DATASET EXCERPT:
==================================================
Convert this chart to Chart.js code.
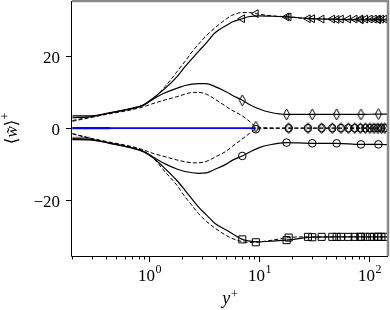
<!DOCTYPE html>
<html>
<head>
<meta charset="utf-8">
<script src="https://cdn.jsdelivr.net/npm/chart.js@4.4.0/dist/chart.umd.min.js"></script>
<style>
  html, body { margin: 0; padding: 0; background: #fff; }
  #wrap { width: 390px; height: 310px; position: relative; }
</style>
</head>
<body>
<div id="wrap"><canvas id="chart"></canvas></div>
<script>
// --- values (y+ on a log axis, <w>+ on the vertical) ---
const solidX = [0.2, 0.3, 0.44, 0.67, 0.88, 1.08, 1.39, 1.78, 2.11, 2.79, 3.3, 3.96, 5.05, 5.61, 7.0, 8.2, 10, 12.5, 17.7, 30.3, 50.5, 84, 121, 148];
const aSolid = [3.4, 3.4, 4.3, 5.4, 6.4, 8.3, 11.0, 14.2, 17.0, 21.2, 23.6, 26.4, 28.5, 29.3, 30.3, 30.9, 31.1, 31.0, 30.8, 30.3, 30.1, 30.0, 30.0, 30.0];
const bSolid = [2.9, 3.2, 4.2, 5.3, 6.3, 8.0, 9.8, 11.0, 11.8, 12.3, 12.3, 11.5, 10.0, 9.2, 7.7, 6.5, 5.3, 4.4, 3.8, 3.8, 3.8, 3.8, 3.9, 3.9];
const cSolid = [-2.9, -3.2, -4.2, -5.3, -6.4, -8.0, -9.9, -11.3, -12.0, -12.5, -12.4, -11.4, -9.9, -9.0, -7.7, -6.6, -5.4, -4.6, -4.0, -4.2, -4.2, -4.5, -4.5, -4.6];
const dSolid = [-3.2, -3.3, -4.2, -5.4, -6.5, -8.2, -11.2, -14.5, -17.2, -21.8, -24.0, -26.4, -28.3, -29.1, -30.8, -31.3, -31.5, -31.3, -31.0, -30.2, -30.1, -30.1, -30.1, -30.1];

const dashX = [0.2, 0.3, 0.44, 0.67, 0.88, 1.08, 1.39, 1.78, 2.11, 2.5, 2.79, 3.3, 3.96, 5.05, 5.61, 7.0, 8.2, 9.3, 12.0, 18.5, 27.7, 36.9, 46.1, 55.3, 64.5, 73.7, 82.9, 92.1, 101.3, 110.5, 119.7, 128.9, 138.1, 148];
const aDash = [2.1, 3.2, 4.2, 5.4, 6.4, 8.0, 11.5, 15.6, 18.5, 21.5, 23.2, 25.6, 27.8, 30.3, 31.2, 32.0, 32.0, 31.7, 31.2, 30.8, 30.3, 30.2, 30.2, 30.2, 30.2, 30.2, 30.2, 30.2, 30.2, 30.2, 30.2, 30.2, 30.2, 30.2];
const bDash = [1.9, 3.0, 4.0, 5.0, 5.9, 6.8, 7.8, 8.7, 9.4, 9.9, 9.9, 9.4, 8.0, 5.9, 5.0, 3.4, 1.8, 0.4, 0.1, 0, 0, 0, 0, 0, 0, 0, 0, 0, 0, 0, 0, 0, 0, 0];
const cDash = [-1.5, -2.9, -3.9, -5.0, -6.0, -7.0, -7.9, -8.8, -9.3, -9.6, -9.6, -9.2, -8.0, -6.3, -5.2, -3.0, -1.4, -0.3, -0.1, 0, 0, 0, 0, 0, 0, 0, 0, 0, 0, 0, 0, 0, 0, 0];
const dDash = [-1.6, -2.9, -4.0, -5.2, -6.3, -8.2, -12.1, -15.8, -19.0, -21.8, -23.6, -25.8, -27.7, -29.8, -30.5, -31.4, -31.7, -31.6, -31.2, -30.3, -30.1, -30.1, -30.1, -30.1, -30.1, -30.1, -30.1, -30.1, -30.1, -30.1, -30.1, -30.1, -30.1, -30.1];

// markers on the solid curves
const markSolidX = [7.0, 17.7, 30.3, 50.5, 84, 121];
const aSolidMark = [30.3, 30.8, 30.3, 30.1, 30.0, 30.0];
const bSolidMark = [7.7, 3.8, 3.8, 3.8, 3.8, 3.9];
const cSolidMark = [-7.7, -4.0, -4.2, -4.2, -4.5, -4.5];
const dSolidMark = [-30.8, -31.0, -30.2, -30.1, -30.1, -30.1];

// markers on the dashed curves
const markDashX = [9.3, 18.5, 27.7, 36.9, 46.1, 55.3, 64.5, 73.7, 82.9, 92.1, 101.3, 110.5, 119.7, 128.9, 138.1];
const aDashMark = [31.7, 30.8, 30.3, 30.2, 30.2, 30.2, 30.2, 30.2, 30.2, 30.2, 30.2, 30.2, 30.2, 30.2, 30.2];
const bDashMark = [0.4, 0, 0, 0, 0, 0, 0, 0, 0, 0, 0, 0, 0, 0, 0];
const cDashMark = [-0.3, 0, 0, 0, 0, 0, 0, 0, 0, 0, 0, 0, 0, 0, 0];
const dDashMark = [-31.6, -30.3, -30.1, -30.1, -30.1, -30.1, -30.1, -30.1, -30.1, -30.1, -30.1, -30.1, -30.1, -30.1, -30.1];

// blue zero line and the short grey piece at the wall
const blueX = [0.2, 9.3];
const blueY = [0, 0];
const blueShortX = [0.2, 0.44];
const blueShortY = [0, 0];
const greyX = [0.2, 0.29];
const greyY = [-2.85, -2.85];

// axes
const yTicks = [-20, 0, 20];
const xMajor = [1, 10, 100];
const xMajorExp = ['0', '1', '2'];
const xMinor = [0.2, 0.3, 0.4, 0.5, 0.6, 0.7, 0.8, 0.9, 2, 3, 4, 5, 6, 7, 8, 9, 20, 30, 40, 50, 60, 70, 80, 90];

const pts = (xs, ys) => xs.map((x, i) => ({ x: x, y: ys[i] }));

// thin diamond marker
function thinDiamond() {
    const c = document.createElement('canvas');
    c.width = 9; c.height = 13;
    const g = c.getContext('2d');
    g.strokeStyle = '#000';
    g.lineWidth = 1;
    g.beginPath();
    g.moveTo(4.5, 1); g.lineTo(7.6, 6.5); g.lineTo(4.5, 12); g.lineTo(1.4, 6.5);
    g.closePath();
    g.stroke();
    return c;
}
const diamond = thinDiamond();

function lineSet(xs, ys, dashed) {
    return {
        data: pts(xs, ys),
        borderColor: '#000',
        borderWidth: dashed ? 1 : 1.2,
        borderDash: dashed ? [4, 2.2] : [],
        pointRadius: 0,
        cubicInterpolationMode: 'monotone',
        fill: false,
        order: 2
    };
}
function markSet(xs, ys, style, radius, rotation) {
    return {
        data: pts(xs, ys),
        showLine: false,
        pointStyle: style,
        pointRadius: radius,
        pointRotation: rotation || 0,
        pointBorderColor: '#000',
        pointBackgroundColor: 'rgba(0,0,0,0)',
        pointBorderWidth: 1,
        order: 0
    };
}

const SERIF = '"Liberation Serif", "DejaVu Serif", serif';

const axesPlugin = {
    id: 'axesPlugin',
    afterDraw(chart) {
        const { ctx, chartArea: a, scales: { x, y } } = chart;
        ctx.save();
        // grey top/right frame
        ctx.strokeStyle = '#8a8a8a';
        ctx.lineWidth = 2.5;
        ctx.beginPath();
        ctx.moveTo(a.left, a.top);
        ctx.lineTo(a.right, a.top);
        ctx.lineTo(a.right, a.bottom);
        ctx.stroke();
        // black left/bottom spines
        ctx.strokeStyle = '#000';
        ctx.lineWidth = 1;
        ctx.beginPath();
        ctx.moveTo(a.left - 0.5, a.top);
        ctx.lineTo(a.left - 0.5, a.bottom + 0.5);
        ctx.lineTo(a.right, a.bottom + 0.5);
        ctx.stroke();

        // y ticks + labels
        ctx.fillStyle = '#000';
        ctx.font = '17px ' + SERIF;
        ctx.textAlign = 'right';
        ctx.textBaseline = 'alphabetic';
        yTicks.forEach(v => {
            const py = Math.round(y.getPixelForValue(v)) + 0.5;
            ctx.beginPath();
            ctx.moveTo(a.left - 6, py);
            ctx.lineTo(a.left, py);
            ctx.stroke();
            const lbl = v < 0 ? '\u2212' + Math.abs(v) : String(v);
            ctx.fillText(lbl, a.left - 12, py + 6);
        });

        // x ticks
        xMinor.forEach(v => {
            const px = Math.round(x.getPixelForValue(v)) + 0.5;
            ctx.beginPath();
            ctx.moveTo(px, a.bottom);
            ctx.lineTo(px, a.bottom + 3.5);
            ctx.stroke();
        });
        xMajor.forEach((v, i) => {
            const px = Math.round(x.getPixelForValue(v)) + 0.5;
            ctx.beginPath();
            ctx.moveTo(px, a.bottom);
            ctx.lineTo(px, a.bottom + 6);
            ctx.stroke();
            ctx.textAlign = 'left';
            ctx.font = '17px ' + SERIF;
            const w1 = ctx.measureText('10').width;
            ctx.font = '12px ' + SERIF;
            const w2 = ctx.measureText(xMajorExp[i]).width;
            const x0 = px - (w1 + w2) / 2;
            ctx.font = '17px ' + SERIF;
            ctx.fillText('10', x0, 281);
            ctx.font = '12px ' + SERIF;
            ctx.fillText(xMajorExp[i], x0 + w1 + 0.5, 273);
        });

        // x title  y+
        ctx.font = 'italic 18px ' + SERIF;
        const wy = ctx.measureText('y').width;
        ctx.font = '13px ' + SERIF;
        const wp = ctx.measureText('+').width;
        const cx = (a.left + a.right) / 2;
        ctx.textAlign = 'left';
        ctx.font = 'italic 18px ' + SERIF;
        ctx.fillText('y', cx - (wy + wp) / 2, 304);
        ctx.font = '13px ' + SERIF;
        ctx.fillText('+', cx - (wy + wp) / 2 + wy + 0.5, 298);

        // y title  <w~>+
        ctx.translate(17, (a.top + a.bottom) / 2);
        ctx.rotate(-Math.PI / 2);
        const parts = [
            { t: '\u27E8', f: '17px ' + SERIF, dy: 0 },
            { t: 'w\u0303', f: 'italic 17px ' + SERIF, dy: 0 },
            { t: '\u27E9', f: '17px ' + SERIF, dy: 0 },
            { t: '+', f: '12px ' + SERIF, dy: -8 }
        ];
        let tot = 0;
        parts.forEach(p => { ctx.font = p.f; p.w = ctx.measureText(p.t).width; tot += p.w; });
        let xx = -tot / 2;
        parts.forEach(p => { ctx.font = p.f; ctx.fillText(p.t, xx, p.dy); xx += p.w; });
        ctx.restore();
    }
};

new Chart(document.getElementById('chart'), {
    type: 'line',
    data: {
        datasets: [
            markSet(markSolidX, aSolidMark, 'triangle', 4.5, -90),
            markSet(markDashX, aDashMark, 'triangle', 4.5, -90),
            markSet(markSolidX, bSolidMark, diamond, 5),
            markSet(markDashX, bDashMark, diamond, 5),
            markSet(markSolidX, cSolidMark, 'circle', 3.8),
            markSet(markDashX, cDashMark, 'circle', 3.8),
            markSet(markSolidX, dSolidMark, 'rect', 5),
            markSet(markDashX, dDashMark, 'rect', 5),
            lineSet(solidX, aSolid, false),
            lineSet(solidX, bSolid, false),
            lineSet(solidX, cSolid, false),
            lineSet(solidX, dSolid, false),
            lineSet(dashX, aDash, true),
            lineSet(dashX, bDash, true),
            lineSet(dashX, cDash, true),
            lineSet(dashX, dDash, true),
            { data: pts(blueX, blueY), borderColor: '#0000ff', borderWidth: 1.8, pointRadius: 0, order: 3 },
            { data: pts(blueShortX, blueShortY), borderColor: '#0000ff', borderWidth: 2.4, pointRadius: 0, order: 3 },
            { data: pts(greyX, greyY), borderColor: '#808080', borderWidth: 3.4, pointRadius: 0, order: 4 }
        ]
    },
    options: {
        responsive: true,
        maintainAspectRatio: false,
        animation: false,
        devicePixelRatio: 1,
        layout: { autoPadding: false, padding: { left: 72, right: 2, top: 1, bottom: 54 } },
        plugins: { legend: { display: false }, tooltip: { enabled: false } },
        scales: {
            x: { type: 'logarithmic', min: 0.198, max: 148, display: false },
            y: { type: 'linear', min: -35.4, max: 35.2, display: false }
        }
    },
    plugins: [axesPlugin]
});
</script>
</body>
</html>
==================================================
AIM:
Pull out all lines from the listing that contain the string "chart".

TASK ANSWER:
Convert this chart to Chart.js code.
<script src="https://cdn.jsdelivr.net/npm/chart.js@4.4.0/dist/chart.umd.min.js"></script>
<div id="wrap"><canvas id="chart"></canvas></div>
    afterDraw(chart) {
        const { ctx, chartArea: a, scales: { x, y } } = chart;
new Chart(document.getElementById('chart'), {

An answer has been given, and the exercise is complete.